En ese sentido la promesa de DisneyWorld de “hacer tus sueños realidad” (con todo lo “norteamericano” que pueda parecernos desde nuestra óptica conosureña) es un excelente ejemplo de esfuerzo corporativo por alcanzarle a las personas un tipo de experiencia global, posible de ser detectada en la comunicación, los espacios, los accesos, los servicios, las personas, arquitectura, mobiliario y en todas las actividades ofrecidas. Cómo lo ha definido Shedroff (quizás “el” pionero en la concepción teórica del diseño de experiencias) se consigue un incremento en el grado de significancia de la experiencia cuando se logra conectar con las emociones de las personas y generar recuerdos que pasan a ser parte relevante de su vida. Así la “experiencia Disney” probablemente continúa largo tiempo después de la visita al parque temático, se extiende a la rememoración verbal y a la recomendación (que es clave en este asunto).

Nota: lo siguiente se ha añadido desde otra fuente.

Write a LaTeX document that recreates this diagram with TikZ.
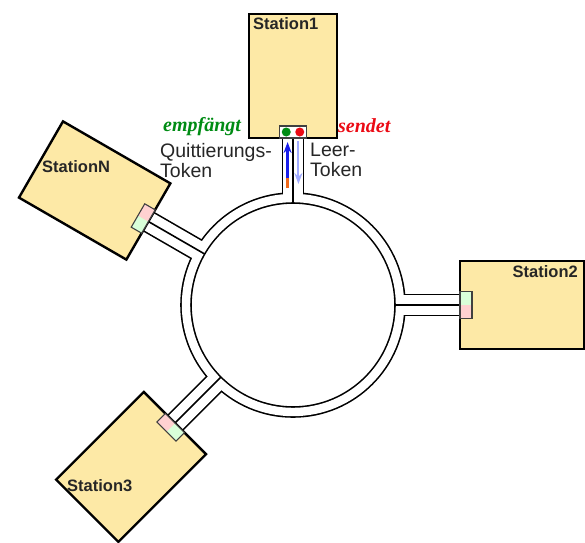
\documentclass[tikz,border=0pt]{standalone}
\usepackage{fontspec}
\setmainfont{Liberation Serif}
\setsansfont{Liberation Sans}
\usetikzlibrary{calc,arrows.meta,backgrounds}
\definecolor{stfill}{RGB}{253,233,166}
\definecolor{okgreen}{RGB}{0,140,20}
\definecolor{sendred}{RGB}{235,10,20}
\definecolor{qblue}{RGB}{25,30,235}
\definecolor{qorange}{RGB}{240,105,25}
\definecolor{leerblue}{RGB}{160,170,255}
\begin{document}
\begin{tikzpicture}[x=1pt,y=1pt,
  station/.style={draw,line width=2.4pt,fill=stfill,minimum width=88pt,minimum height=124pt,inner sep=0pt,outer sep=0pt},
  port/.style={minimum width=27pt,minimum height=12pt,inner sep=0pt,outer sep=0pt,anchor=south},
  stname/.style={font=\sffamily\bfseries\fontsize{16.5}{18}\selectfont,text=black!85,inner sep=0pt},
  tok/.style={font=\sffamily\fontsize{19.5}{20}\selectfont,text=black!85,align=left,inner sep=0pt,anchor=north west},
  act/.style={font=\rmfamily\bfseries\itshape\fontsize{20}{22}\selectfont,inner sep=0pt,anchor=base west}]
  \useasboundingbox (0,0) rectangle (585,542);
  \node[circle,minimum size=204pt,inner sep=0pt,outer sep=0pt] (hub) at (293,237) {};
  % stations round the ring, port faces the hub
  \foreach \n/\t/\r in {1/90/0,2/0/-90,N/150/60,3/225/135}{
    \node[station,rotate=\r] (st\n) at ($(hub.center)+(\t:229)$) {};
    \node[port,rotate=\r] (p\n) at (st\n.south) {};
  }
  \fill[white] (p1.north west) -- (p1.north east) -- (p1.south east) -- (p1.south west) -- cycle;
  \fill[okgreen] ($(p1.center)!0.5!(p1.west)$) circle (4.5);
  \fill[sendred] ($(p1.center)!0.5!(p1.east)$) circle (4.5);
  \foreach \n in {2,N,3}{
    \fill[green!15] (p\n.north west) -- (p\n.north) -- (p\n.south) -- (p\n.south west) -- cycle;
    \fill[red!18] (p\n.north) -- (p\n.north east) -- (p\n.south east) -- (p\n.south) -- cycle;
  }
  \foreach \n in {1,2,N,3}
    \draw[black!75,line width=1.1pt] (p\n.north west) -- (p\n.north east) -- (p\n.south east) -- (p\n.south west) -- cycle;
  % ring and lanes
  \begin{pgfonlayer}{background}
    \foreach \n/\t in {1/90,2/0,N/150,3/225}
      \draw[line width=22.6pt] ($(hub.center)!1.03!(hub.\t)$) -- (p\n.south);
    \draw[line width=11.6pt] (hub.center) circle (107);
    \foreach \n/\t in {1/90,2/0,N/150,3/225}
      \draw[white,line width=19.4pt] ($(hub.center)!1.049!(hub.\t)$) -- (p\n.south);
    \draw[white,line width=8.4pt] (hub.center) circle (107);
    \foreach \n/\t in {1/90,2/0,N/150,3/225}
      \draw[line width=1.6pt] (hub.\t) -- (p\n.south);
  \end{pgfonlayer}
  % tokens in the lanes of Station1
  \coordinate (qs) at ($(p1.south)+(-5.4,-50)$);
  \coordinate (qm) at ($(p1.south)+(-5.4,-40)$);
  \coordinate (qe) at ($(p1.south)+(-5.4,-4)$);
  \coordinate (ls) at ($(p1.south)+(5.4,-3)$);
  \coordinate (le) at ($(p1.south)+(5.4,-46)$);
  \draw[qorange,line width=3pt] (qs) -- (qm);
  \draw[qblue,line width=3pt,-{Stealth[length=11pt,width=8pt]}] (qm) -- (qe);
  \draw[leerblue,line width=2pt,-{Stealth[length=11pt,width=8pt,open]}] (ls) -- (le);
  % labels
  \node[stname,anchor=base west] (l1) at (253,512) {Station1};
  \node[stname,anchor=base east] (l2) at (578,265) {Station2};
  \node[stname,anchor=base west] (lN) at (42,370) {StationN};
  \node[stname,anchor=base west] (l3) at (67,51) {Station3};
  \node[act,okgreen] (rx) at (163,411) {empfängt};
  \node[act,sendred] (tx) at (338,410) {sendet};
  \node[tok] (qt) at (160,398.5) {Quittierungs-\\Token};
  \node[tok] (lt) at (310,399.5) {Leer-\\Token};
\end{tikzpicture}
\end{document}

El diseño de experiencias es por tanto un diseño de todos los posibles puntos de contacto de las personas con las organizaciones y sus ofertas, pero fundamentalmente una capacidad de alinear elementos conceptuales (promesa y marca) con realidades perceptibles, vivenciables (productos, servicios y atmósferas).

Sin embargo, dado que nuestra capacidad de entender el mundo está construida sobre un variado cúmulo de factores y la valoración que hacemos de él involucra criterios tanto racionales (lógico matemáticos) y emocionales (intuitivos o viscerales) cualquier aproximación al diseño de experiencias debe definir en un principio la profundidad (el grado de involucramiento) y el alcance (el tamaño de la audiencia) de la experiencia a diseñar. Asuntos que dada su natural complejidad espero poder desarrollar en un texto posterior.

[1] Investigación teorética, empírica, conceptual, descriptiva, interpretativa, cualitativa, cuantitativa, matemática, lógica, filosófica, proyectual, histórica, textual, exegética, hermenéutica, positiva, normativa, fenomenológica, filosófica, práctica o expresiva (según lo expone Ken Friedman).

Agradecimientos a Carolina Ayala y Joaquín Bejares por sus ideas en torno a este tema.